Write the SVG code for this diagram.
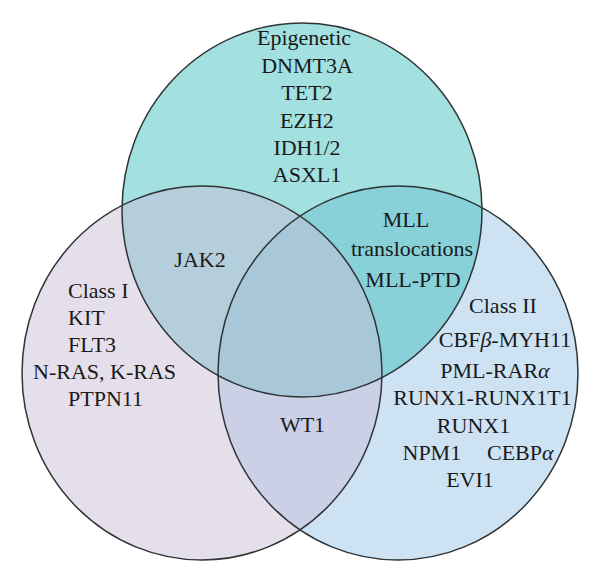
<svg xmlns="http://www.w3.org/2000/svg" xmlns:xlink="http://www.w3.org/1999/xlink" width="600" height="581" viewBox="0 0 600 581">
<style>
  text { font-family: 'Liberation Serif', 'DejaVu Serif', serif; font-size: 22px; fill: #1a1a1a; }
  .mid { text-anchor: middle; }
  .gr { font-style: italic; }
  .edge { fill: none; stroke: #2e3436; stroke-width: 1.5; }
</style>
<defs>
  <ellipse id="eTop" cx="302" cy="210" rx="180" ry="187"/>
  <ellipse id="eLeft" cx="202" cy="373" rx="180" ry="187"/>
  <ellipse id="eRight" cx="398" cy="373" rx="180" ry="187"/>
  <clipPath id="cTop"><use href="#eTop"/></clipPath>
  <clipPath id="cLeft"><use href="#eLeft"/></clipPath>
  <clipPath id="cRight"><use href="#eRight"/></clipPath>
</defs>
<rect width="600" height="581" fill="#ffffff"/>
<g id="fills">
  <use href="#eLeft" fill="#e5dfeb"/>
  <use href="#eRight" fill="#cde3f4"/>
  <use href="#eTop" fill="#a3e0e0"/>
  <g clip-path="url(#cTop)"><use href="#eLeft" fill="#b5cedb"/></g>
  <g clip-path="url(#cTop)"><use href="#eRight" fill="#88d1d9"/></g>
  <g clip-path="url(#cLeft)"><use href="#eRight" fill="#cbd0e6"/></g>
  <g clip-path="url(#cTop)"><g clip-path="url(#cLeft)"><use href="#eRight" fill="#a8c7d8"/></g></g>
</g>
<g id="connectors"></g>
<g id="set-epigenetic" font-family="Liberation Serif, serif">
  <use href="#eTop" class="edge"/>
  <text class="mid" x="304" y="45">Epigenetic</text>
  <text class="mid" x="307" y="72.5">DNMT3A</text>
  <text class="mid" x="307" y="100">TET2</text>
  <text class="mid" x="307" y="127.5">EZH2</text>
  <text class="mid" x="307" y="154.5">IDH1/2</text>
  <text class="mid" x="307" y="181.5">ASXL1</text>
</g>
<g id="set-class1">
  <use href="#eLeft" class="edge"/>
  <text x="68" y="297.5">Class I</text>
  <text x="68" y="325">KIT</text>
  <text x="68" y="352">FLT3</text>
  <text x="33" y="379">N-RAS, K-RAS</text>
  <text x="68" y="406">PTPN11</text>
</g>
<g id="set-class2">
  <use href="#eRight" class="edge"/>
  <text class="mid" x="503" y="312.5">Class II</text>
  <text class="mid" x="505" y="347">CBF<tspan class="gr">β</tspan>-MYH11</text>
  <text class="mid" x="495" y="378">PML-RAR<tspan class="gr">α</tspan></text>
  <text class="mid" x="482.5" y="405">RUNX1-RUNX1T1</text>
  <text class="mid" x="473.5" y="432.5">RUNX1</text>
  <text x="402.5" y="460">NPM1</text>
  <text x="487" y="460">CEBP<tspan class="gr">α</tspan></text>
  <text class="mid" x="470" y="487">EVI1</text>
</g>
<g id="overlap-epigenetic-class1">
  <text class="mid" x="200" y="266.5">JAK2</text>
</g>
<g id="overlap-epigenetic-class2">
  <text class="mid" x="406" y="226.5">MLL</text>
  <text class="mid" x="412" y="255.5">translocations</text>
  <text class="mid" x="413" y="286.5">MLL-PTD</text>
</g>
<g id="overlap-class1-class2">
  <text class="mid" x="302.5" y="432">WT1</text>
</g>
</svg>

Direction: Exactly as written, return every line of the listing, but not the pictures.

Finished answer:
Write the SVG code for this diagram.
<svg xmlns="http://www.w3.org/2000/svg" xmlns:xlink="http://www.w3.org/1999/xlink" width="600" height="581" viewBox="0 0 600 581">
<style>
  text { font-family: 'Liberation Serif', 'DejaVu Serif', serif; font-size: 22px; fill: #1a1a1a; }
  .mid { text-anchor: middle; }
  .gr { font-style: italic; }
  .edge { fill: none; stroke: #2e3436; stroke-width: 1.5; }
</style>
<defs>
  <ellipse id="eTop" cx="302" cy="210" rx="180" ry="187"/>
  <ellipse id="eLeft" cx="202" cy="373" rx="180" ry="187"/>
  <ellipse id="eRight" cx="398" cy="373" rx="180" ry="187"/>
  <clipPath id="cTop"><use href="#eTop"/></clipPath>
  <clipPath id="cLeft"><use href="#eLeft"/></clipPath>
  <clipPath id="cRight"><use href="#eRight"/></clipPath>
</defs>
<rect width="600" height="581" fill="#ffffff"/>
<g id="fills">
  <use href="#eLeft" fill="#e5dfeb"/>
  <use href="#eRight" fill="#cde3f4"/>
  <use href="#eTop" fill="#a3e0e0"/>
  <g clip-path="url(#cTop)"><use href="#eLeft" fill="#b5cedb"/></g>
  <g clip-path="url(#cTop)"><use href="#eRight" fill="#88d1d9"/></g>
  <g clip-path="url(#cLeft)"><use href="#eRight" fill="#cbd0e6"/></g>
  <g clip-path="url(#cTop)"><g clip-path="url(#cLeft)"><use href="#eRight" fill="#a8c7d8"/></g></g>
</g>
<g id="connectors"></g>
<g id="set-epigenetic" font-family="Liberation Serif, serif">
  <use href="#eTop" class="edge"/>
  <text class="mid" x="304" y="45">Epigenetic</text>
  <text class="mid" x="307" y="72.5">DNMT3A</text>
  <text class="mid" x="307" y="100">TET2</text>
  <text class="mid" x="307" y="127.5">EZH2</text>
  <text class="mid" x="307" y="154.5">IDH1/2</text>
  <text class="mid" x="307" y="181.5">ASXL1</text>
</g>
<g id="set-class1">
  <use href="#eLeft" class="edge"/>
  <text x="68" y="297.5">Class I</text>
  <text x="68" y="325">KIT</text>
  <text x="68" y="352">FLT3</text>
  <text x="33" y="379">N-RAS, K-RAS</text>
  <text x="68" y="406">PTPN11</text>
</g>
<g id="set-class2">
  <use href="#eRight" class="edge"/>
  <text class="mid" x="503" y="312.5">Class II</text>
  <text class="mid" x="505" y="347">CBF<tspan class="gr">β</tspan>-MYH11</text>
  <text class="mid" x="495" y="378">PML-RAR<tspan class="gr">α</tspan></text>
  <text class="mid" x="482.5" y="405">RUNX1-RUNX1T1</text>
  <text class="mid" x="473.5" y="432.5">RUNX1</text>
  <text x="402.5" y="460">NPM1</text>
  <text x="487" y="460">CEBP<tspan class="gr">α</tspan></text>
  <text class="mid" x="470" y="487">EVI1</text>
</g>
<g id="overlap-epigenetic-class1">
  <text class="mid" x="200" y="266.5">JAK2</text>
</g>
<g id="overlap-epigenetic-class2">
  <text class="mid" x="406" y="226.5">MLL</text>
  <text class="mid" x="412" y="255.5">translocations</text>
  <text class="mid" x="413" y="286.5">MLL-PTD</text>
</g>
<g id="overlap-class1-class2">
  <text class="mid" x="302.5" y="432">WT1</text>
</g>
</svg>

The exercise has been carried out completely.